"C’est un coup de tonnerre", estime dimanche le spécialiste de course à pied Pascal Silvestre, à propos du nouveau record du monde de marathon.

"On a vraiment affaire à un phénomène comme on n’en a sans doute jamais eu dans l’histoire du marathon contemporain", a affirmé dimanche 16 septembre sur franceinfo Pascal Silvestre, rédacteur-en-chef de Runners.fr, qui a couru plus de 50 marathons. Il réagissait à la victoire du Kényan Eliud Kipchoge qui, dimanche après-midi à Berlin, a battu le record du monde. Le champion olympique de la distance a parcouru les 42,195 km du marathon en 2 heures 1 minute et 40 secondes. Le dernier record remontait à 2014, déjà à Berlin.

franceinfo : Moins de 2 heures 02, c’est la première fois qu’un homme passe sous cette barre symbolique, est-ce que c’est une performance hors du commun ?

Pascal Silvestre Oui évidemment, mais je ne suis qu’à moitié surpris. D’abord parce que maintenant on sait que la progression va vers un marathonien en-dessous des deux heures. La progression est assez régulière et on peut imaginer que cette barre sera cassée rapidement.

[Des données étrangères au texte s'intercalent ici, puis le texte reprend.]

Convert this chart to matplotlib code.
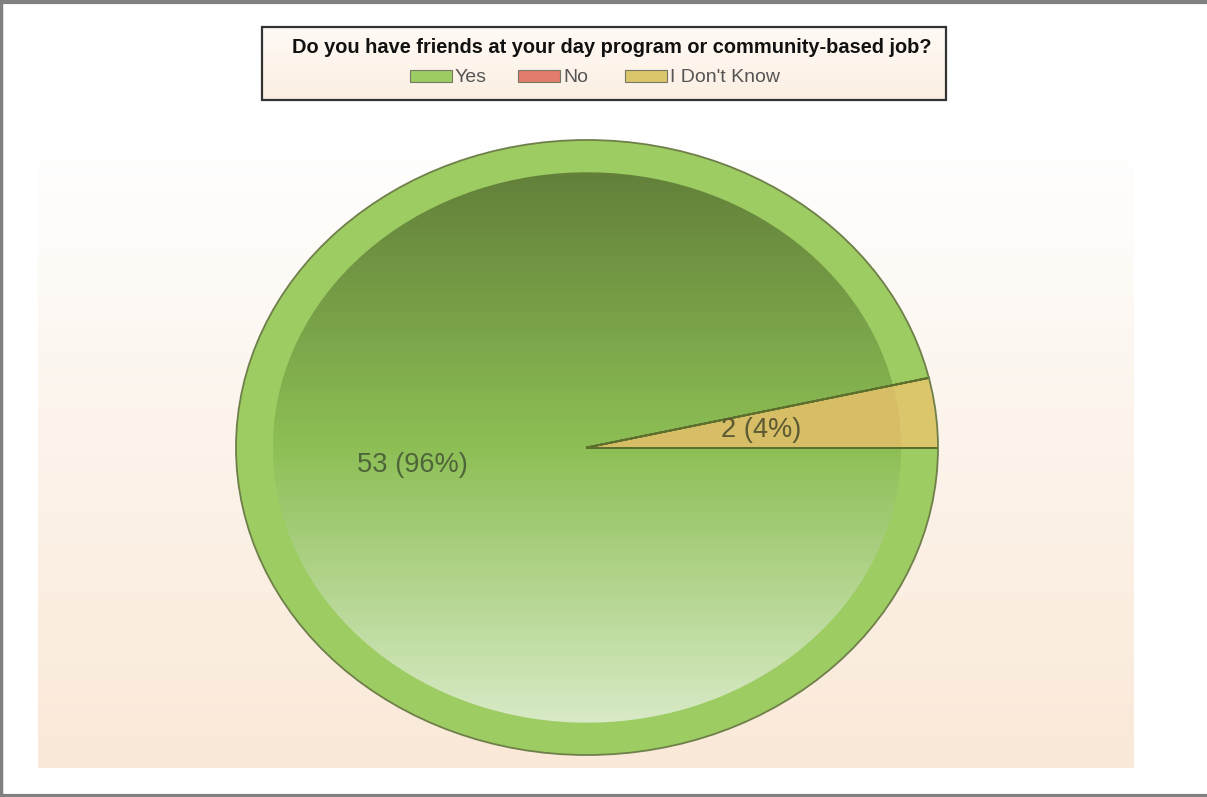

Et puis parce que Berlin est le marathon le plus rapide de la planète. Tous les meilleurs temps de la dernière décennie se sont faits là. On tient avec Eliud Kipchoge l’équivalent d’un Usain Bolt sur le sprint : il est invaincu depuis neuf courses, il a gagné trois fois Berlin, trois fois Londres, il est champion olympique en titre, on a vraiment affaire à un phénomène comme on n’en a sans doute jamais eu dans l’histoire du marathon contemporain.

Les records sont toujours établis à Berlin depuis 2007, pourquoi ?

Moi je l’ai couru trois fois et ce sont des conditions météo idéales, il n’y a pas de vent, le parcours est très plat, il n’est pas cassant, c’est-à-dire qu’il n’y a pas de relance, de courbe ou d’angle. Et puis ça a moins aidé Kipchoge que des coureurs de mon niveau, mais il y a une telle densité de bons coureurs qu’on a toujours des copains ou des copines pour avancer quand on coince un peu.

Eliud Kipchoge a-t-il aussi été aidé par un matériel toujours plus performant ?

Franchement, je ne crois pas beaucoup à ça. Je ne crois pas que le matériel soit à ce point meilleur, même si les équipementiers veulent nous le faire croire, je ne suis pas sûr que ce soit le point le plus déterminant. Je pense que la diététique joue un rôle plus important, je pense que les techniques d’entraînement jouent définitivement un rôle plus important. Je parlais d’Usain Bolt tout à l’heure. Kipchoge a 33 ans, Usain Bolt - qui est désormais retraité - en a 32, donc nous avons affaire à des athlètes très matures avec des gabarits très différents. Kipchoge c’est 1,67 mètre pour 57 kilos, c’est-à-dire qu’il mesure 30 cm de moins d’Usain Bolt et pèse 40 kilos de moins, donc nous avons vraiment affaire à des gabarits très particuliers, pas puissants mais qui sont d’une résistance remarquable.

Comment travaille-t-il cette résistance ?

Kipchoge a une manière de s’entraîner qui est assez moderne pour les Kényans. Ils ont des volumes kilométriques hebdomadaires extrêmement importants : plus de 200 kilomètres par semaine, mais ils travaillent avec des intensités d’efforts un peu différentes par rapport à ce qu’on faisait autrefois. Kipchoge revendique le choix de ne jamais aller au bout de son effort possible pendant l’entraînement pour se réserver sur les jours de courses. Ce sont des athlètes d’une telle qualité que je ne suis pas surpris par ce chrono, plus d’une minute de mieux que le record précédent, on a affaire à quelque chose de très important. C’est un coup de tonnerre et je pense effectivement qu’on peut imaginer que dans les trois ou quatre prochaines années on aura soit Kipchoge, soit un autre coureur des hauts plateaux, un Kényan, qui sera sous les 2 heures.